## Description of the task:
Drop every picture. Then return, exactly, the lines from the beginning of the listing below through the one containing "Arial, Helvetica, sans-serif';".

begin Data

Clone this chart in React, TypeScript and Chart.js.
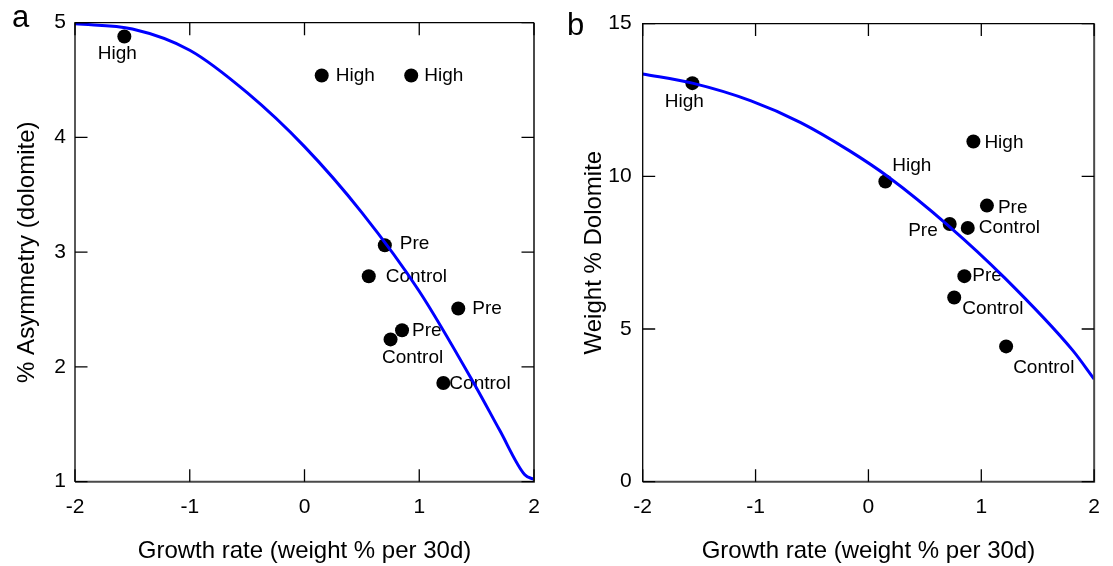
import React, { useEffect, useRef } from 'react';
import { Chart, registerables } from 'chart.js';

Chart.register(...registerables);

const FONT = '"Liberation Sans", Arial, Helvetica, sans-serif';

// ---------- Panel a: % Asymmetry (dolomite) ----------
const growthA = [-1.57, 0.15, 0.93, 0.7, 0.56, 1.34, 0.85, 0.75, 1.21];
const asymmetryA = [4.88, 4.54, 4.54, 3.06, 2.79, 2.51, 2.32, 2.24, 1.86];
const groupA = ['High', 'High', 'High', 'Pre', 'Control', 'Pre', 'Pre', 'Control', 'Control'];
const fitAx = [-2, -1.5, -1, -0.5, 0, 0.5, 1, 1.5, 1.7, 1.92, 2];
const fitAy = [4.99, 4.945, 4.76, 4.39, 3.92, 3.345, 2.66, 1.815, 1.45, 1.06, 1.02];
const ticksAx = [-2, -1, 0, 1, 2];
const ticksAy = [1, 2, 3, 4, 5];

// ---------- Panel b: Weight % Dolomite ----------
const growthB = [-1.56, 0.15, 0.93, 1.05, 0.72, 0.88, 0.85, 0.76, 1.22];
const dolomiteB = [13.05, 9.83, 11.14, 9.04, 8.44, 8.31, 6.73, 6.03, 4.43];
const groupB = ['High', 'High', 'High', 'Pre', 'Pre', 'Control', 'Pre', 'Control', 'Control'];
const fitBx = [-2, -1.56, -1.04, -0.6, -0.17, 0.18, 0.71, 1.2, 1.81, 2];
const fitBy = [13.35, 13.05, 12.47, 11.76, 10.84, 9.97, 8.38, 6.7, 4.3, 3.36];
const ticksBx = [-2, -1, 0, 1, 2];
const ticksBy = [0, 5, 10, 15];

// label placement (style only): offset from the point in px, and alignment
type LabelPos = { dx: number; dy: number; align: CanvasTextAlign };
const labelPosA: LabelPos[] = [
  { dx: -7, dy: 17, align: 'center' },
  { dx: 14, dy: 0, align: 'left' },
  { dx: 13, dy: 0, align: 'left' },
  { dx: 15, dy: -2, align: 'left' },
  { dx: 17, dy: 0, align: 'left' },
  { dx: 14, dy: 0, align: 'left' },
  { dx: 10, dy: 1, align: 'left' },
  { dx: 22, dy: 18, align: 'center' },
  { dx: 6, dy: 1, align: 'left' },
];
const labelPosB: LabelPos[] = [
  { dx: -8, dy: 19, align: 'center' },
  { dx: 7, dy: -16, align: 'left' },
  { dx: 11, dy: 1, align: 'left' },
  { dx: 11, dy: 2, align: 'left' },
  { dx: -12, dy: 7, align: 'right' },
  { dx: 11, dy: 0, align: 'left' },
  { dx: 8, dy: 0, align: 'left' },
  { dx: 8, dy: 11, align: 'left' },
  { dx: 7, dy: 21, align: 'left' },
];

type PanelSpec = {
  letter: string;
  letterX: number;
  letterY: number;
  xs: number[];
  ys: number[];
  groups: string[];
  fitX: number[];
  fitY: number[];
  tickX: number[];
  tickY: number[];
  labelPos: LabelPos[];
  yTitle: string;
  yMin: number;
  yMax: number;
  yStep: number;
  yAxisWidth: number;
  yTitlePad: number;
  yTickPad: number;
  padRight: number;
  canvasWidth: number;
};

const panelA: PanelSpec = {
  letter: 'a',
  letterX: 12,
  letterY: 27,
  xs: growthA,
  ys: asymmetryA,
  groups: groupA,
  fitX: fitAx,
  fitY: fitAy,
  tickX: ticksAx,
  tickY: ticksAy,
  labelPos: labelPosA,
  yTitle: '% Asymmetry (dolomite)',
  yMin: 1,
  yMax: 5,
  yStep: 1,
  yAxisWidth: 75,
  yTitlePad: 12.6,
  yTickPad: 9,
  padRight: 22,
  canvasWidth: 556,
};

const panelB: PanelSpec = {
  letter: 'b',
  letterX: 11,
  letterY: 35,
  xs: growthB,
  ys: dolomiteB,
  groups: groupB,
  fitX: fitBx,
  fitY: fitBy,
  tickX: ticksBx,
  tickY: ticksBy,
  labelPos: labelPosB,
  yTitle: 'Weight % Dolomite',
  yMin: 0,
  yMax: 15,
  yStep: 5,
  yAxisWidth: 86.7,
  yTitlePad: 23.6,
  yTickPad: 11,
  padRight: 11,
  canvasWidth: 557,
};

function buildConfig(p: PanelSpec): any {
  const pointData = p.xs.map((x, i) => ({ x, y: p.ys[i] }));
  const fitData = p.fitX.map((x, i) => ({ x, y: p.fitY[i] }));

  const decorPlugin = {
    id: 'decor' + p.letter,
    beforeDatasetsDraw(chart: any) {
      const ctx = chart.ctx;
      const xs = chart.scales.x;
      const ys = chart.scales.y;
      ctx.save();
      ctx.fillStyle = '#000';
      ctx.font = `19px ${FONT}`;
      ctx.textBaseline = 'middle';
      p.groups.forEach((g, i) => {
        const lp = p.labelPos[i];
        ctx.textAlign = lp.align;
        ctx.fillText(g, xs.getPixelForValue(p.xs[i]) + lp.dx, ys.getPixelForValue(p.ys[i]) + lp.dy);
      });
      ctx.restore();
    },
    afterDraw(chart: any) {
      const ctx = chart.ctx;
      const { left, right, top, bottom } = chart.chartArea;
      const xs = chart.scales.x;
      const ys = chart.scales.y;
      ctx.save();
      // frame
      ctx.strokeStyle = '#000';
      ctx.lineWidth = 1.3;
      ctx.beginPath();
      ctx.moveTo(left, bottom);
      ctx.lineTo(left, top);
      ctx.lineTo(right, top);
      ctx.stroke();
      ctx.strokeStyle = '#4a4a4a';
      ctx.lineWidth = 2;
      ctx.beginPath();
      ctx.moveTo(right, top);
      ctx.lineTo(right, bottom);
      ctx.lineTo(left, bottom);
      ctx.stroke();
      // inward ticks
      const tl = 12.5;
      ctx.strokeStyle = '#000';
      ctx.lineWidth = 1.3;
      ctx.beginPath();
      p.tickX.forEach((v) => {
        const px = xs.getPixelForValue(v);
        ctx.moveTo(px, bottom);
        ctx.lineTo(px, bottom - tl);
        ctx.moveTo(px, top);
        ctx.lineTo(px, top + tl);
      });
      p.tickY.forEach((v) => {
        const py = ys.getPixelForValue(v);
        ctx.moveTo(left, py);
        ctx.lineTo(left + tl, py);
        ctx.moveTo(right, py);
        ctx.lineTo(right - tl, py);
      });
      ctx.stroke();
      // panel letter
      ctx.fillStyle = '#000';
      ctx.font = `31px ${FONT}`;
      ctx.textAlign = 'left';
      ctx.textBaseline = 'alphabetic';
      ctx.fillText(p.letter, p.letterX, p.letterY);
      ctx.restore();
    },
  };

  return {
    type: 'scatter',
    data: {
      datasets: [
        {
          type: 'line',
          data: fitData,
          borderColor: '#0000ff',
          borderWidth: 3,
          pointRadius: 0,
          fill: false,
          showLine: true,
          cubicInterpolationMode: 'monotone',
        },
        {
          type: 'scatter',
          data: pointData,
          pointRadius: 7,
          pointHoverRadius: 7,
          backgroundColor: '#000',
          borderWidth: 0,
        },
      ],
    },
    options: {
      responsive: false,
      animation: false,
      events: [],
      layout: { padding: { top: 22.7, right: p.padRight, bottom: 0, left: 0 } },
      plugins: { legend: { display: false }, tooltip: { enabled: false } },
      scales: {
        x: {
          type: 'linear',
          position: 'bottom',
          min: -2,
          max: 2,
          grid: { display: false, drawTicks: false },
          border: { display: false },
          ticks: {
            stepSize: 1,
            color: '#000',
            padding: 13,
            font: { family: FONT, size: 21 },
            callback: (v: any) => String(v),
          },
          title: {
            display: true,
            text: 'Growth rate (weight % per 30d)',
            color: '#000',
            font: { family: FONT, size: 24 },
            padding: { top: 0, bottom: 0 },
          },
          afterFit: (s: any) => {
            s.height = 84.3;
          },
        },
        y: {
          type: 'linear',
          position: 'left',
          min: p.yMin,
          max: p.yMax,
          grid: { display: false, drawTicks: false },
          border: { display: false },
          ticks: {
            stepSize: p.yStep,
            color: '#000',
            padding: p.yTickPad,
            font: { family: FONT, size: 21 },
            callback: (v: any) => String(v),
          },
          title: {
            display: true,
            text: p.yTitle,
            color: '#000',
            font: { family: FONT, size: 24 },
            padding: { top: p.yTitlePad, bottom: 0 },
          },
          afterFit: (s: any) => {
            s.width = p.yAxisWidth;
          },
        },
      },
    },
    plugins: [decorPlugin],
  };
}

function Panel({ spec, left }: { spec: PanelSpec; left: number }) {
  const ref = useRef<HTMLCanvasElement>(null);
  useEffect(() => {
    if (!ref.current) return;
    const chart = new Chart(ref.current, buildConfig(spec));
    return () => chart.destroy();
  }, [spec]);
  return (
    <canvas
      ref={ref}
      width={spec.canvasWidth}
      height={566}
      style={{ position: 'absolute', left, top: 0, width: spec.canvasWidth, height: 566 }}
    />
  );
}

export default function App() {
  return (
    <div style={{ position: 'absolute', left: 0, top: 0, width: 1113, height: 566, background: '#fff', overflow: 'hidden' }}>
      <Panel spec={panelA} left={0} />
      <Panel spec={panelB} left={556} />
    </div>
  );
}
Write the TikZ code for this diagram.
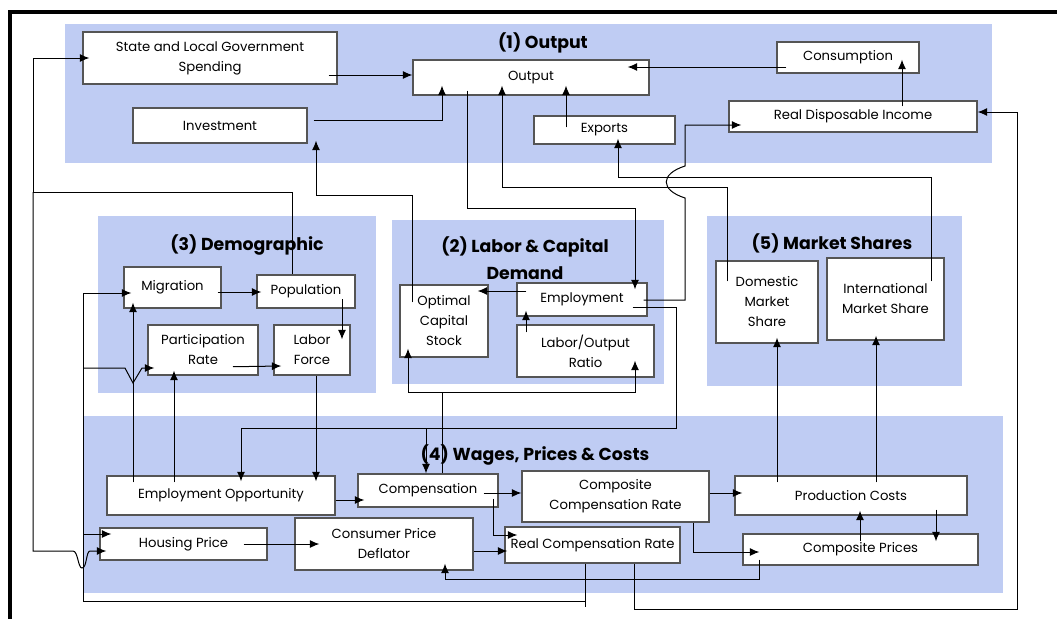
\documentclass[tikz,border=0pt]{standalone}
\usepackage{fontspec}
\setmainfont{Poppins}
\usetikzlibrary{arrows.meta,calc}
\definecolor{panel}{RGB}{191,204,243}
\definecolor{boxline}{RGB}{85,85,85}
\newcommand\bxnode[6]{\node[bx,minimum width={(#4-#2)*0.75pt},minimum height={(#5-#3)*0.75pt}] (#1) at ({(#2+#4)/2},{(#3+#5)/2}) {#6};}
\begin{document}
\begin{tikzpicture}[x=0.75pt,y=-0.75pt,
  bx/.style={draw=boxline,line width=1.1pt,fill=white,align=center,inner sep=1pt,font=\fontsize{9.9}{15}\selectfont},
  ttl/.style={align=center,font=\fontsize{13}{20}\selectfont\bfseries},
  arr/.style={draw,line width=0.75pt,-{Latex[length=7pt,width=6pt]}},
  ln/.style={draw,line width=0.75pt},
  pnl/.style={fill=panel}]
\useasboundingbox (0,0) rectangle (1057,618);
\fill[white] (0,0) rectangle (1057,618);
% frame
\draw[line width=2.4pt] (10,620) -- (10,12) -- (1060,12);
% panels
\fill[pnl] (65,24) rectangle (992,163);
\fill[pnl] (98,216) rectangle (376,393);
\fill[pnl] (392,220) rectangle (664,384);
\fill[pnl] (707,216) rectangle (962,386);
\fill[pnl] (83,416) rectangle (1003,593);
% titles
\node[ttl] (t1) at (543,43) {(1) Output};
\node[ttl] (t3) at (247,245) {(3) Demographic};
\node[ttl] (t2) at (525,258) {(2) Labor \& Capital\\Demand};
\node[ttl] (t5) at (832,243) {(5) Market Shares};
\node[ttl] (t4) at (535,455) {(4) Wages, Prices \& Costs};
% boxes
\bxnode{sl}{83}{32}{337}{84}{State and Local Government\\Spending}
\bxnode{inv}{133}{108}{307}{143}{Investment}
\bxnode{out}{413}{60}{649}{95}{Output}
\bxnode{exp}{534}{116}{675}{144}{Exports}
\bxnode{con}{777}{42}{919}{73}{Consumption}
\bxnode{rdi}{729}{101}{977}{132}{Real Disposable Income}
\bxnode{mig}{124}{267}{221}{308}{Migration}
\bxnode{pop}{257}{275}{355}{308}{Population}
\bxnode{par}{148}{325}{258}{375}{Participation\\Rate}
\bxnode{lab}{274}{325}{350}{375}{Labor\\Force}
\bxnode{ocs}{400}{285}{488}{357}{Optimal\\Capital\\Stock}
\bxnode{emp}{517}{283}{647}{316}{Employment}
\bxnode{lor}{517}{325}{654}{377}{Labor/Output\\Ratio}
\bxnode{dms}{716}{261}{818}{343}{Domestic\\Market\\Share}
\bxnode{ims}{827}{258}{944}{340}{International\\Market Share}
\bxnode{eo}{107}{476}{335}{515}{Employment Opportunity}
\bxnode{hp}{100}{528}{267}{560}{Housing Price}
\bxnode{cpd}{295}{518}{473}{570}{Consumer Price\\Deflator}
\bxnode{comp}{358}{474}{498}{507}{Compensation}
\bxnode{ccr}{522}{471}{709}{522}{Composite\\Compensation Rate}
\bxnode{rcr}{505}{527}{680}{563}{Real Compensation Rate}
\bxnode{pc}{735}{476}{967}{515}{Production Costs}
\bxnode{cp}{743}{534}{978}{565}{Composite Prices}
% connectors: output block
\draw[arr] ($(sl.east|-0,75)+(-9,0)$) -- (out.west|-0,75);
\draw[arr] ($(inv.east|-0,120)+(6,0)$) -| ($(out.south-|442,0)+(0,-10)$);
\draw[arr] ($(exp.north-|566,0)+(0,12)$) -- ($(out.south-|566,0)+(0,-10)$);
\draw[arr] ($(con.west|-0,67)+(10,0)$) -- ($(out.east|-0,67)+(-22,0)$);
\draw[arr] ($(rdi.north-|902,0)+(0,6)$) -- ($(con.south-|902,0)+(0,-14)$);
\draw[arr] ($(emp.east|-0,300)+(-4,0)$) -- (685,300) -- (685,198) .. controls (660,190) and (660,174) .. (685,166) -- (685,125) -- ($(rdi.west|-0,125)+(13,0)$);
\draw[arr] ($(ims.north-|931,0)+(0,24)$) -- (931,177) -| ($(exp.south-|618,0)+(0,-6)$);
\draw[arr] ($(dms.north-|727,0)+(0,21)$) -- (727,187) -| ($(out.south-|502,0)+(0,-10)$);
\draw[arr] ($(out.south-|467,0)+(0,-5)$) -- (467,208) -| ($(emp.north-|635,0)+(0,7)$);
\draw[arr] ($(ocs.north-|412,0)+(0,18)$) -- (412,195) -| ($(inv.south-|316,0)+(0,-3)$);
% population feedback
\draw[ln] (pop.north-|292,0) -- (292,192) -- (33,192);
\draw[arr] (33,192) |- ($(sl.west|-0,58)+(7,0)$);
\draw[arr] (33,192) -- (33,551) -- (73,551) .. controls (78,551) and (78,568) .. (82,568) .. controls (87,568) and (86,551) .. (90,551) -- ($(hp.west|-0,551)+(7,0)$);
% real compensation rate feedback
\draw[ln] (rcr.south-|585,0) -- (585,607);
\draw[ln] (585,601) -- (83,601) -- (83,293);
\draw[arr] (83,293) -- ($(mig.west|-0,293)+(8,0)$);
\draw[arr] (83,368) -- (125,368) -- (133,383) -- (142,368) -- ($(par.west|-0,368)+(7,0)$);
\draw[arr] (83,534) -- ($(hp.west|-0,534)+(12,0)$);
\draw[arr] (rcr.south-|634,0) -- (634,609) -- (1017,609) -- (1017,112) -- (rdi.east|-0,112);
% demographic
\draw[arr] ($(mig.east|-0,292)+(-4,0)$) -- ($(pop.west|-0,292)+(5,0)$);
\draw[arr] ($(pop.north-|342,0)+(0,25)$) -- ($(lab.north-|342,0)+(0,15)$);
\draw[arr] ($(par.south-|233,0)+(0,-9)$) -- ($(lab.west|-0,366)+(8,0)$);
\draw[arr] (lab.south-|316,0) -- ($(eo.north-|316,0)+(0,6)$);
\draw[arr] ($(eo.north-|133,0)+(0,7)$) -- ($(mig.south-|133,0)+(0,-6)$);
\draw[arr] ($(eo.north-|174,0)+(0,7)$) -- ($(par.south-|174,0)+(0,-5)$);
% labor & capital
\draw[arr] ($(emp.west|-0,291)+(10,0)$) -- ($(ocs.east|-0,291)+(-11,0)$);
\draw[arr] ($(lor.north-|526,0)+(0,8)$) -- ($(emp.south-|526,0)+(0,-6)$);
\draw[ln] (comp.north-|442,0) -- (442,392);
\draw[arr] (442,392) -| ($(ocs.south-|408,0)+(0,-9)$);
\draw[arr] (442,392) -| ($(lor.south-|635,0)+(0,-17)$);
\draw[arr] ($(emp.east|-0,307)+(-15,0)$) -- (676,307) -- (676,428) -| ($(eo.north-|241,0)+(0,6)$);
\draw[arr] (426,428) -- (comp.north-|426,0);
% wages, prices & costs
\draw[arr] (eo.east|-0,500) -- ($(comp.west|-0,500)+(7,0)$);
\draw[arr] ($(comp.east|-0,493)+(-15,0)$) -- (ccr.west|-0,493);
\draw[arr] ($(comp.south-|493,0)+(0,-9)$) |- ($(rcr.west|-0,535)+(13,0)$);
\draw[arr] (cpd.east|-0,551) -- ($(rcr.west|-0,551)+(3,0)$);
\draw[arr] ($(hp.east|-0,544)+(-24,0)$) -- ($(cpd.west|-0,544)+(25,0)$);
\draw[arr] ($(cp.south-|759,0)+(0,-6)$) -- (759,579) -| ($(cpd.south-|445,0)+(0,-7)$);
\draw[arr] (ccr.south-|693,0) |- ($(cp.west|-0,552)+(17,0)$);
\draw[arr] (ccr.east|-0,493) -- ($(pc.west|-0,493)+(8,0)$);
\draw[arr] ($(pc.south-|936,0)+(0,-6)$) -- ($(cp.north-|936,0)+(0,8)$);
\draw[arr] ($(cp.north-|860,0)+(0,8)$) -- ($(pc.south-|860,0)+(0,-5)$);
\draw[arr] ($(pc.north-|777,0)+(0,7)$) -- ($(dms.south-|777,0)+(0,-6)$);
\draw[arr] ($(pc.north-|876,0)+(0,7)$) -- ($(ims.south-|876,0)+(0,-5)$);
\end{tikzpicture}
\end{document}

end Data

## Completed exercise:
Clone this chart in React, TypeScript and Chart.js.
import React, { useEffect, useRef } from 'react';
import { Chart, registerables } from 'chart.js';

Chart.register(...registerables);

const FONT = '"Liberation Sans", Arial, Helvetica, sans-serif';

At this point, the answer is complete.